White girl murdered for 'shaming' Asian family
A vulnerable teenager was stabbed and thrown into a canal to die after she brought ‘shame’ on an Asian family, a court heard yesterday.
Laura Wilson, 17, who was groomed for sex by a string of British Pakistani men, was repeatedly knifed by 18-year-old Ashtiaq Asghar.
He then pushed her into the water, using the point of the knife to force her head below the surface as she fought to stay alive.
Laura Wilson had a brief fling with near neighbour Ishaq Hussain, 22, and gave birth to their daughter in June last year but he refused to accept the child was his, the court was told
Asghar was furious after the young mother revealed details of their sexual relationship to his Muslim family and was on ‘a mission to kill’, the court was told.
He exchanged a series of texts with married friend and mentor Ishaq Hussain, 22, who had also had an affair with Laura, and who the judge described as a man who regarded white girls as ‘sexual targets, not human beings’.
In one message, sent a day before he killed Miss Wilson, Asghar wrote: ‘I’m gonna send that kuffar (non-Muslim) bitch straight to Hell.’
Ashtiaq Asghar admitted murdering the 17-year-old after making a dramatic plea-change mid-way through trial
In another he wrote: ‘I need to do a mission.’ He talked of buying a pistol and ‘making some beans on toast’, a reference to spilling blood used in Four Lions, a satirical film about suicide bombers.
Last night, Asghar was told he must serve a minimum of 17-and-a-half years after he pleaded guilty to murder and was jailed for life. Mr Hussain was acquitted of murder by joint enterprise after a retrial.
Sentencing Asghar, Lord Justice Davis told him: ‘I take the view you came under the influence of Mr Hussain who is something of a mentor to you.
'He seems to have regarded girls, white girls, simply as sexual targets. He does not treat them as human beings at all. You got into that mindset yourself.
‘You no doubt once had feelings for Laura but treated her with contempt in the latter stages.’
The judge added: ‘I am sure there was a plan between you and Mr Hussain and that was a plan initiated by you.
‘You talked about getting out your hit list. Mr Hussain then encouraged you in it. I am quite sure he was lying when he said there was no plan.’
After killing Miss Wilson he went to a snooker hall ‘without a care in the world’ and tried to hide the evidence.
Miss Wilson was a troubled teenager who was first identified as being at risk of sexual exploitation by British Pakistani men when she was 12.
She had developed several links with Asian men in her home town of Rotherham, South Yorkshire.
In 2007, when she was 13, she and her family appeared on The Jeremy Kyle Show. During the programme – about out-of-control children – her sister warned her that ‘your attitude is going to get you in big danger’.

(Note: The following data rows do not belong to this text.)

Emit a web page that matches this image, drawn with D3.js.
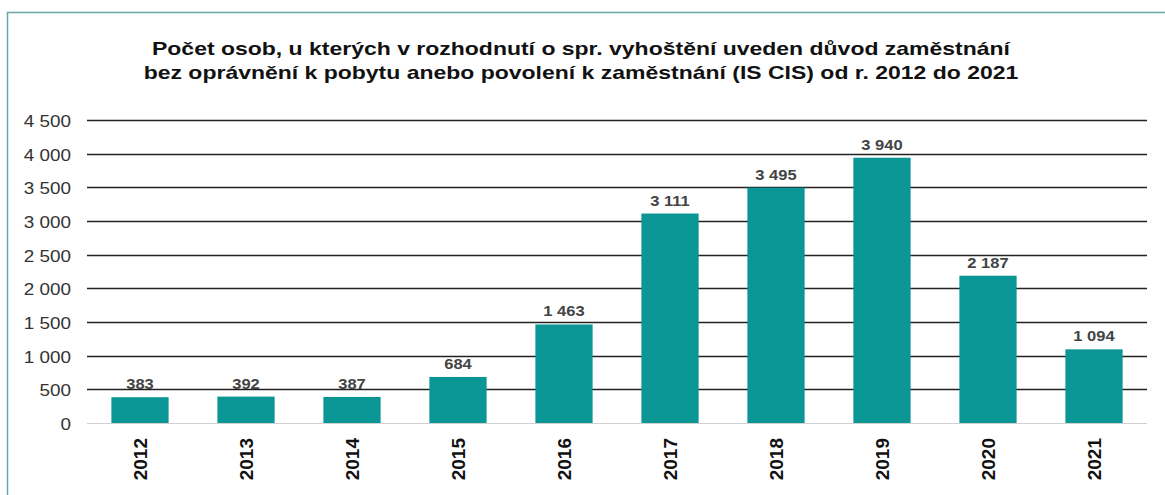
<!DOCTYPE html>
<html>
<head>
<meta charset="utf-8">
<script src="https://cdn.jsdelivr.net/npm/d3@7"></script>
<style>
  body { margin: 0; background: #fff; }
  svg { display: block; }
</style>
</head>
<body>
<svg width="1165" height="495"></svg>
<script>
// data
var years = ["2012", "2013", "2014", "2015", "2016", "2017", "2018", "2019", "2020", "2021"];
var counts = [383, 392, 387, 684, 1463, 3111, 3495, 3940, 2187, 1094];
var yTicks = [0, 500, 1000, 1500, 2000, 2500, 3000, 3500, 4000, 4500];
var titleLines = [
    "Počet osob, u kterých v rozhodnutí o spr. vyhoštění uveden důvod zaměstnání",
    "bez oprávnění k pobytu anebo povolení k zaměstnání (IS CIS) od r. 2012 do 2021"
];

var svg = d3.select("svg");
var plotLeft = 87, plotRight = 1147, plotTop = 120, plotBottom = 423;
var stretch = 1.18; // the original picture is a bit wider than tall

// frame
svg.append("rect")
    .attr("x", 7.5).attr("y", 12.5)
    .attr("width", 1200).attr("height", 600)
    .attr("fill", "none")
    .attr("stroke", "#6aa5a8")
    .attr("stroke-width", 1.5);

// title
svg.append("g").selectAll("text")
    .data(titleLines)
    .enter().append("text")
    .attr("transform", (d, i) => "translate(581," + (55 + i * 24) + ") scale(1.21,1)")
    .attr("text-anchor", "middle")
    .style("font-family", "'Liberation Sans', Arial, sans-serif")
    .style("font-weight", "bold")
    .style("font-size", "19px")
    .style("fill", "#111")
    .text(d => d);

var x = d3.scaleBand().domain(years).range([plotLeft, plotRight]).paddingInner(0.46).paddingOuter(0.23);
var y = d3.scaleLinear().domain([0, 4500]).range([plotBottom, plotTop]);

// gridlines
svg.append("g").selectAll("line")
    .data(yTicks)
    .enter().append("line")
    .attr("x1", plotLeft).attr("x2", plotRight)
    .attr("y1", d => Math.round(y(d)) + 0.5)
    .attr("y2", d => Math.round(y(d)) + 0.5)
    .attr("stroke", d => d === 0 ? "#d0d0d0" : "#222")
    .attr("stroke-width", d => d === 0 ? 1 : 1.4);

// y axis labels
var fmt = v => d3.format(",")(v).replace(/,/g, " ");
var yAxis = d3.axisLeft(y).tickValues(yTicks).tickFormat(fmt).tickSize(0).tickPadding(0);
var gy = svg.append("g").attr("transform", "translate(" + 71 + ",0)").call(yAxis);
gy.select(".domain").remove();
gy.selectAll("text")
    .attr("transform", "scale(" + stretch + ",1)")
    .attr("dy", "0.4em")
    .style("font-family", "'Liberation Sans', Arial, sans-serif")
    .style("font-size", "16px")
    .style("fill", "#333");

// bars
svg.append("g").selectAll("rect")
    .data(counts)
    .enter().append("rect")
    .attr("x", (d, i) => x(years[i]))
    .attr("y", d => y(d))
    .attr("width", x.bandwidth())
    .attr("height", d => y(0) - y(d))
    .attr("fill", "#0b9696");

// value labels
svg.append("g").selectAll("text")
    .data(counts)
    .enter().append("text")
    .attr("transform", (d, i) => "translate(" + (x(years[i]) + x.bandwidth() / 2) + "," + (y(d) - 8) + ") scale(" + stretch + ",1)")
    .attr("text-anchor", "middle")
    .style("font-family", "'Liberation Sans', Arial, sans-serif")
    .style("font-weight", "bold")
    .style("font-size", "14px")
    .style("fill", "#444")
    .text(d => fmt(d));

// x axis labels (rotated)
var xAxis = d3.axisBottom(x).tickSize(0).tickPadding(0);
var gx = svg.append("g").attr("transform", "translate(0," + plotBottom + ")").call(xAxis);
gx.select(".domain").remove();
gx.selectAll("text")
    .attr("transform", "rotate(-90)")
    .attr("x", -15)
    .attr("y", 0)
    .attr("dy", "0.36em")
    .attr("text-anchor", "end")
    .style("font-family", "'Liberation Sans', Arial, sans-serif")
    .style("font-weight", "bold")
    .style("font-size", "19px")
    .style("fill", "#111");
</script>
</body>
</html>
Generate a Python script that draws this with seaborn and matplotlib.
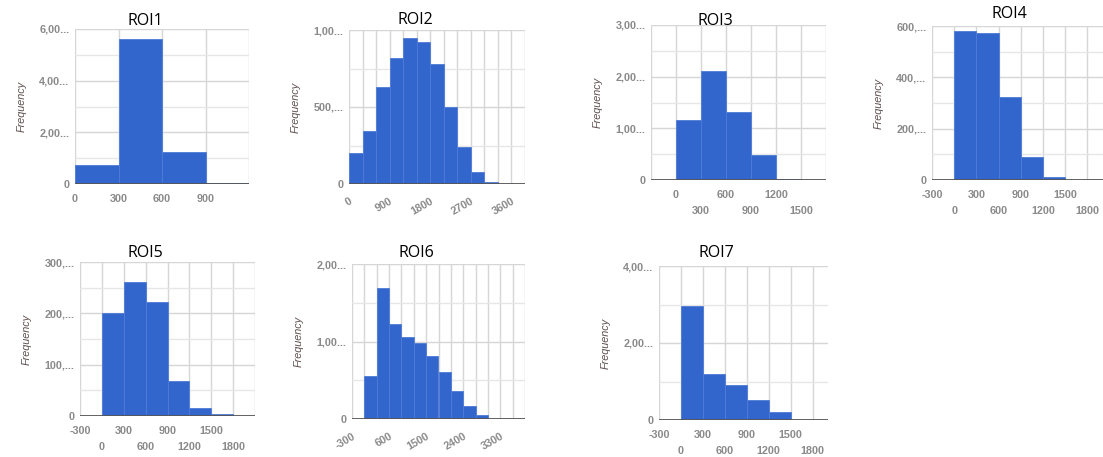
import numpy as np
import matplotlib
matplotlib.use("Agg")
import matplotlib.pyplot as plt
import seaborn as sns

# ---------------- data ----------------
titles = ["ROI1", "ROI2", "ROI3", "ROI4", "ROI5", "ROI6", "ROI7"]
bin_width = 300

roi1_starts = [0, 300, 600, 900]
roi1_counts = [753, 5600, 1234, 40]
roi2_starts = [0, 300, 600, 900, 1200, 1500, 1800, 2100, 2400, 2700, 3000, 3300]
roi2_counts = [202, 341, 627, 818, 948, 924, 777, 499, 243, 78, 13, 3]
roi3_starts = [0, 300, 600, 900, 1200]
roi3_counts = [1155, 2110, 1323, 477, 13]
roi4_starts = [0, 300, 600, 900, 1200]
roi4_counts = [582, 572, 324, 89, 12]
roi5_starts = [0, 300, 600, 900, 1200, 1500]
roi5_counts = [200, 261, 222, 69, 15, 4]
roi6_starts = [0, 300, 600, 900, 1200, 1500, 1800, 2100, 2400, 2700]
roi6_counts = [555, 1695, 1226, 1062, 981, 817, 606, 361, 172, 56]
roi7_starts = [0, 300, 600, 900, 1200]
roi7_counts = [2974, 1190, 897, 526, 207]

# tick labels ("\n" prefix = label sits on the second row)
roi1_xticks = [0, 300, 600, 900]
roi1_xlabels = ["0", "300", "600", "900"]
roi1_yticks = [0, 2000, 4000, 6000]
roi1_ylabels = ["0", "2,00...", "4,00...", "6,00..."]

roi2_xticks = [0, 900, 1800, 2700, 3600]
roi2_xlabels = ["0", "900", "1800", "2700", "3600"]
roi2_yticks = [0, 500, 1000]
roi2_ylabels = ["0", "500,...", "1,00..."]

roi3_xticks = [0, 300, 600, 900, 1200, 1500]
roi3_xlabels = ["0", "\n300", "600", "\n900", "1200", "\n1500"]
roi3_yticks = [0, 1000, 2000, 3000]
roi3_ylabels = ["0", "1,00...", "2,00...", "3,00..."]

roi4_xticks = [-300, 0, 300, 600, 900, 1200, 1500, 1800]
roi4_xlabels = ["-300", "\n0", "300", "\n600", "900", "\n1200", "1500", "\n1800"]
roi4_yticks = [0, 200, 400, 600]
roi4_ylabels = ["0", "200,...", "400,...", "600,..."]

roi5_xticks = [-300, 0, 300, 600, 900, 1200, 1500, 1800]
roi5_xlabels = ["-300", "\n0", "300", "\n600", "900", "\n1200", "1500", "\n1800"]
roi5_yticks = [0, 100, 200, 300]
roi5_ylabels = ["0", "100,...", "200,...", "300,..."]

roi6_xticks = [-300, 600, 1500, 2400, 3300]
roi6_xlabels = ["-300", "600", "1500", "2400", "3300"]
roi6_yticks = [0, 1000, 2000]
roi6_ylabels = ["0", "1,00...", "2,00..."]

roi7_xticks = [-300, 0, 300, 600, 900, 1200, 1500, 1800]
roi7_xlabels = ["-300", "\n0", "300", "\n600", "900", "\n1200", "1500", "\n1800"]
roi7_yticks = [0, 2000, 4000]
roi7_ylabels = ["0", "2,00...", "4,00..."]

# ---------------- layout / style ----------------
W, H = 1103, 457
sns.set_style("white")
plt.rcParams["font.family"] = ["Liberation Sans", "DejaVu Sans"]

BLUE = "#3366cc"
EDGE = "#4d7bd6"
GRID = "#d6d6d6"
GRID_MINOR = "#e6e6e6"
TICKC = "#8a8a8a"
TICKFS = 7.8

panels = [
    dict(box=(75, 29, 249, 184), xlim=(0, 1200), rot=False, tc=(145, 21),
         s=roi1_starts, c=roi1_counts, xt=roi1_xticks, xl=roi1_xlabels, yt=roi1_yticks, yl=roi1_ylabels),
    dict(box=(349, 30, 525, 184), xlim=(0, 3900), rot=True, tc=(415, 20),
         s=roi2_starts, c=roi2_counts, xt=roi2_xticks, xl=roi2_xlabels, yt=roi2_yticks, yl=roi2_ylabels),
    dict(box=(651, 25, 826, 180), xlim=(-300, 1800), rot=False, tc=(715, 21),
         s=roi3_starts, c=roi3_counts, xt=roi3_xticks, xl=roi3_xlabels, yt=roi3_yticks, yl=roi3_ylabels),
    dict(box=(932, 26, 1103, 180), xlim=(-300, 2010), rot=False, tc=(1009, 14),
         s=roi4_starts, c=roi4_counts, xt=roi4_xticks, xl=roi4_xlabels, yt=roi4_yticks, yl=roi4_ylabels),
    dict(box=(80, 262, 255, 416), xlim=(-300, 2100), rot=False, tc=(145, 253),
         s=roi5_starts, c=roi5_counts, xt=roi5_xticks, xl=roi5_xlabels, yt=roi5_yticks, yl=roi5_ylabels),
    dict(box=(352, 264, 525, 419), xlim=(-300, 3900), rot=True, tc=(416, 253),
         s=roi6_starts, c=roi6_counts, xt=roi6_xticks, xl=roi6_xlabels, yt=roi6_yticks, yl=roi6_ylabels),
    dict(box=(659, 266, 828, 420), xlim=(-300, 2010), rot=False, tc=(716, 253),
         s=roi7_starts, c=roi7_counts, xt=roi7_xticks, xl=roi7_xlabels, yt=roi7_yticks, yl=roi7_ylabels),
]

fig = plt.figure(figsize=(W / 100, H / 100), dpi=100)
fig.patch.set_facecolor("white")

for title, p in zip(titles, panels):
    l, t, r, b = p["box"]
    ax = fig.add_axes([l / W, 1 - b / H, (r - l) / W, (b - t) / H])
    starts, counts = p["s"], p["c"]
    sns.histplot(x=starts, weights=counts, binwidth=bin_width,
                 binrange=(starts[0], starts[-1] + bin_width),
                 color=BLUE, alpha=1, edgecolor=EDGE, linewidth=0.6,
                 ax=ax, zorder=3)
    ax.set_xlim(*p["xlim"])
    ytop = p["yt"][-1]
    ax.set_ylim(0, ytop)
    # grid
    x0 = p["xlim"][0]
    xgrid = np.arange(x0, p["xlim"][1] + 1, bin_width)
    ystep = p["yt"][1] - p["yt"][0]
    ygrid_minor = np.arange(ystep / 2, ytop, ystep)
    for xv in xgrid:
        ax.axvline(xv, color=GRID, lw=1.0, zorder=1)
    for yv in p["yt"][1:]:
        ax.axhline(yv, color=GRID, lw=1.0, zorder=1)
    for yv in ygrid_minor:
        ax.axhline(yv, color=GRID_MINOR, lw=1.0, zorder=1)
    ax.axhline(0, color="#555555", lw=1.3, zorder=4)
    for sp in ax.spines.values():
        sp.set_visible(False)
    ax.set_yticks(p["yt"])
    ax.set_yticklabels(p["yl"], fontweight="bold")
    if p["rot"]:
        ax.set_xticks(p["xt"])
        ax.set_xticklabels(p["xl"], rotation=30, ha="right", rotation_mode="anchor",
                           fontweight="bold")
        ax.tick_params(axis="x", pad=9)
    else:
        row1 = [(v, s) for v, s in zip(p["xt"], p["xl"]) if not s.startswith("\n")]
        row2 = [(v, s.strip()) for v, s in zip(p["xt"], p["xl"]) if s.startswith("\n")]
        ax.set_xticks([v for v, _ in row1])
        ax.set_xticklabels([s for _, s in row1], fontweight="bold")
        ax.tick_params(axis="x", which="major", pad=7)
        if row2:
            ax.set_xticks([v for v, _ in row2], minor=True)
            ax.set_xticklabels([s for _, s in row2], minor=True, fontweight="bold")
            ax.tick_params(axis="x", which="minor", pad=18.5)
    ax.tick_params(axis="both", which="both", length=0, labelsize=TICKFS, labelcolor=TICKC)
    ax.tick_params(axis="y", pad=4)
    ax.set_xlabel("")
    ax.set_ylabel("Frequency", fontsize=7.8, style="italic", color="#5e4f4f")
    ax.yaxis.set_label_coords(-48 / (r - l), 0.5)
    ax.set_facecolor("white")
    fig.text(p["tc"][0] / W, 1 - p["tc"][1] / H, title, ha="center", va="center",
             fontsize=11.5, color="black", family=["Open Sans", "DejaVu Sans"])

fig.savefig("out.png", dpi=100, facecolor="white")
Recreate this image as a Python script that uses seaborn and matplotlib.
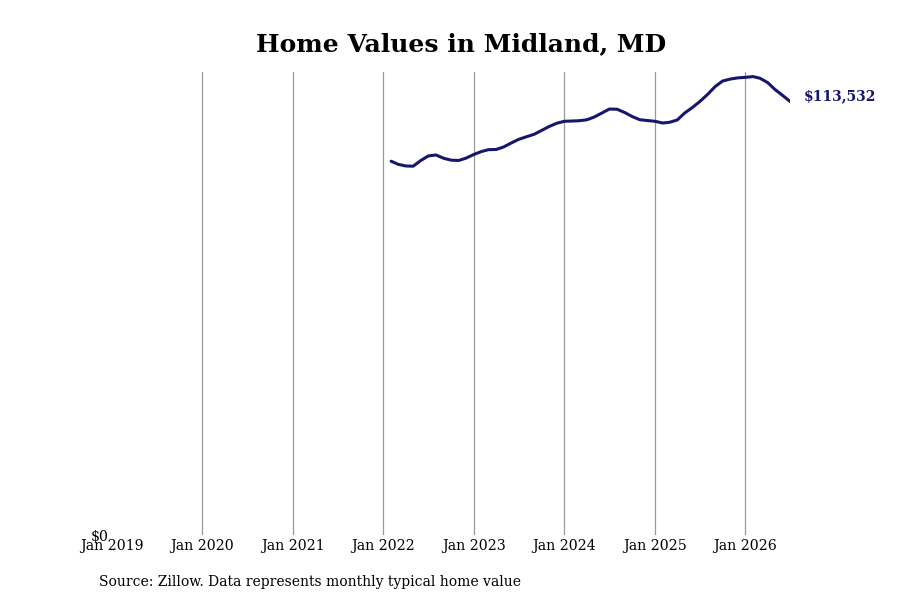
import pandas as pd
import numpy as np
import matplotlib
matplotlib.use("Agg")
import matplotlib.pyplot as plt
import seaborn as sns

# Monthly typical home value, Feb 2022 - Jul 2026
months = pd.date_range("2022-02-01", "2026-07-01", freq="MS")
values = [
    97900, 97100, 96660, 96600, 98100, 99280, 99540, 98680, 98180, 98100, 98730,
    99670, 100450, 100930, 100980, 101630, 102680, 103640, 104300, 104950, 105950, 107000, 107830,
    108360, 108430, 108510, 108750, 109480, 110530, 111570, 111520, 110660, 109610, 108770, 108560,
    108360, 107910, 108100, 108700, 110530, 111960, 113530, 115370, 117460, 118900, 119420, 119730,
    119870, 120070, 119630, 118500, 116670, 115100, 113532,
]
tick_years = list(range(2019, 2027))
title = "Home Values in Midland, MD"
source = "Source: Zillow. Data represents monthly typical home value"
line_color = "#16166b"

df = pd.DataFrame({"date": months, "value": values})

sns.set_theme(style="white")
plt.rcParams["font.family"] = ["DejaVu Serif"]
plt.rcParams["text.color"] = "black"
plt.rcParams["xtick.color"] = "black"
plt.rcParams["ytick.color"] = "black"

fig = plt.figure(figsize=(9, 6), dpi=100)
ax = fig.add_axes([0.1244, 0.1083, 0.7536, 0.7717])

sns.lineplot(data=df, x="date", y="value", color=line_color, linewidth=2.2, ax=ax)

ax.set_xlim(pd.Timestamp("2019-01-01"), df["date"].iloc[-1])
ax.set_ylim(0, max(values) * 1.01)

ticks = [pd.Timestamp(f"{y}-01-01") for y in tick_years]
ax.set_xticks(ticks)
ax.set_xticklabels([f"Jan {y}" for y in tick_years], fontsize=10.2)
for t in ticks[1:]:
    ax.axvline(t, color="#999999", linewidth=0.9, zorder=0)

ax.set_yticks([0])
ax.set_yticklabels(["$0"], fontsize=10.2)
ax.tick_params(axis="both", length=0, pad=2)
ax.tick_params(axis="x", pad=3)
ax.set_xlabel("")
ax.set_ylabel("")
for s in ax.spines.values():
    s.set_visible(False)

last = values[-1]
ax.annotate(f"${last:,}", xy=(df["date"].iloc[-1], last), xytext=(10, 3.5),
            textcoords="offset points", va="center", ha="left",
            fontsize=10, fontweight="bold", color=line_color, annotation_clip=False)

fig.text(0.512, 0.927, title, ha="center", va="center", fontsize=18, fontweight="bold")
fig.text(0.11, 0.03, source, ha="left", va="center", fontsize=10)

fig.savefig("out.png", dpi=100)
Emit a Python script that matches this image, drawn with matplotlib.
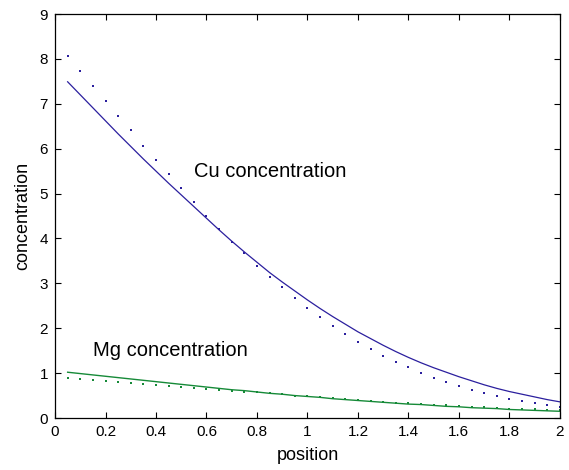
import matplotlib
matplotlib.use('Agg')
import matplotlib.pyplot as plt

plt.rcParams['font.family'] = ['Liberation Sans', 'DejaVu Sans']

# позиции (x = 0.05 ... 2.0 шаг 0.05)
position = [0.05, 0.10, 0.15, 0.20, 0.25, 0.30, 0.35, 0.40, 0.45, 0.50,
            0.55, 0.60, 0.65, 0.70, 0.75, 0.80, 0.85, 0.90, 0.95, 1.00,
            1.05, 1.10, 1.15, 1.20, 1.25, 1.30, 1.35, 1.40, 1.45, 1.50,
            1.55, 1.60, 1.65, 1.70, 1.75, 1.80, 1.85, 1.90, 1.95, 2.00]

# Cu - точки
cu_points = [8.06, 7.73, 7.39, 7.07, 6.73, 6.41, 6.07, 5.75, 5.43, 5.12,
             4.81, 4.51, 4.21, 3.93, 3.67, 3.39, 3.15, 2.91, 2.68, 2.46,
             2.24, 2.05, 1.87, 1.70, 1.54, 1.39, 1.25, 1.13, 1.01, 0.90,
             0.80, 0.71, 0.63, 0.56, 0.49, 0.43, 0.38, 0.33, 0.28, 0.245]

# Cu - линия
cu_line = [7.49, 7.20, 6.91, 6.62, 6.33, 6.05, 5.77, 5.50, 5.23, 4.97,
           4.71, 4.45, 4.19, 3.94, 3.70, 3.47, 3.24, 3.03, 2.83, 2.63,
           2.44, 2.26, 2.09, 1.92, 1.77, 1.62, 1.48, 1.35, 1.23, 1.12,
           1.02, 0.92, 0.83, 0.74, 0.66, 0.59, 0.53, 0.47, 0.41, 0.36]

# Mg - точки
mg_points = [0.90, 0.87, 0.85, 0.83, 0.80, 0.78, 0.76, 0.74, 0.71, 0.69,
             0.67, 0.65, 0.63, 0.61, 0.59, 0.57, 0.55, 0.53, 0.50, 0.48,
             0.46, 0.44, 0.42, 0.40, 0.38, 0.36, 0.34, 0.33, 0.31, 0.29,
             0.28, 0.26, 0.25, 0.24, 0.22, 0.21, 0.20, 0.19, 0.18, 0.17]

# Mg - линия
mg_line = [1.02, 0.99, 0.96, 0.93, 0.90, 0.87, 0.84, 0.81, 0.78, 0.75,
           0.72, 0.69, 0.66, 0.63, 0.61, 0.58, 0.55, 0.53, 0.50, 0.48,
           0.46, 0.43, 0.41, 0.39, 0.37, 0.35, 0.33, 0.31, 0.30, 0.28,
           0.26, 0.25, 0.23, 0.22, 0.21, 0.19, 0.18, 0.17, 0.16, 0.15]

x_ticks = [0, 0.2, 0.4, 0.6, 0.8, 1, 1.2, 1.4, 1.6, 1.8, 2]
x_labels = ['0', '0.2', '0.4', '0.6', '0.8', '1', '1.2', '1.4', '1.6', '1.8', '2']
y_ticks = [0, 1, 2, 3, 4, 5, 6, 7, 8, 9]

blue = '#2b1f9e'
green = '#168a38'

fig = plt.figure(figsize=(5.69, 4.70), dpi=100)
ax = fig.add_axes([0.0967, 0.1106, 0.8873, 0.8596])

ax.plot(position, cu_line, color=blue, lw=0.9)
ax.plot(position, cu_points, ls='none', marker='s', ms=1.7, mew=0, color=blue)
ax.plot(position, mg_line, color=green, lw=1.0)
ax.plot(position, mg_points, ls='none', marker='s', ms=1.7, mew=0, color=green)

ax.text(0.55, 5.5, 'Cu concentration', fontsize=14.5, va='center')
ax.text(0.15, 1.5, 'Mg concentration', fontsize=14.5, va='center')

ax.set_xlim(0, 2)
ax.set_ylim(0, 9)
ax.set_xticks(x_ticks)
ax.set_xticklabels(x_labels)
ax.set_yticks(y_ticks)
ax.tick_params(direction='in', top=True, right=True, length=4, width=0.8,
               labelsize=11, pad=5)
for s in ax.spines.values():
    s.set_linewidth(0.9)

ax.set_xlabel('position', fontsize=13, labelpad=6)
ax.set_ylabel('concentration', fontsize=13, labelpad=6)

plt.savefig('out.png', dpi=100)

Workers at a child sexual exploitation project later sent a report to social services, but no action was taken to remove her from what became a continuing spiral of sexual abuse.
By the time she was 16, she had embarked on an affair with Mr Hussain, who was then 20 and already married.
The teenager's body was found in this canal in Rotherham, Yorkshire.
She gave birth to a daughter in June last year, but Mr Hussain refused to accept that the child was his.
Four months later, and just days before she was murdered on October 12, she ‘shamed’ Asghar and Mr Hussain by informing their families of her relationship with both men.
She told Asghar’s mother she loved her son and ‘wanted to have babies’ by him. But Mrs Asghar was furious and attempted to hit Miss Wilson with a shoe, branding her ‘a dirty white bitch’ who should ‘keep your legs closed’, the trial was told.
Nicholas Campbell QC, prosecuting, said that in subsequent text messages Asghar mounted ‘a mission to kill Laura Wilson’.
Asghar and Mr Hussain had decided that Miss Wilson was ‘a loose cannon and they had to get rid of her’, Sheffield Crown Court was told.
Asghar then lured her to a late-night meeting by the Sheffield and Keadby Canal near her home and stabbed her several times. One wound was seven inches deep.
Rotherham Safeguarding Children Board, which co-ordinates agency work, undertook a serious case review after Miss Wilson’s murder but its findings have not been published.
Earlier this year, the issue of vulnerable white girls being targeted by Asian men for sex prompted Jack Straw, the former home secretary, to claim some British Pakistani men regard white girls as ‘easy meat’.
He spoke out after two Asian men who raped girls in Derby were given indefinite jail terms.
‘We need to get the Pakistani community to think much more clearly about why this is going on and to be more open about the problems that are leading to a number of Pakistani heritage men thinking it is OK to target white girls in this way,’ he said.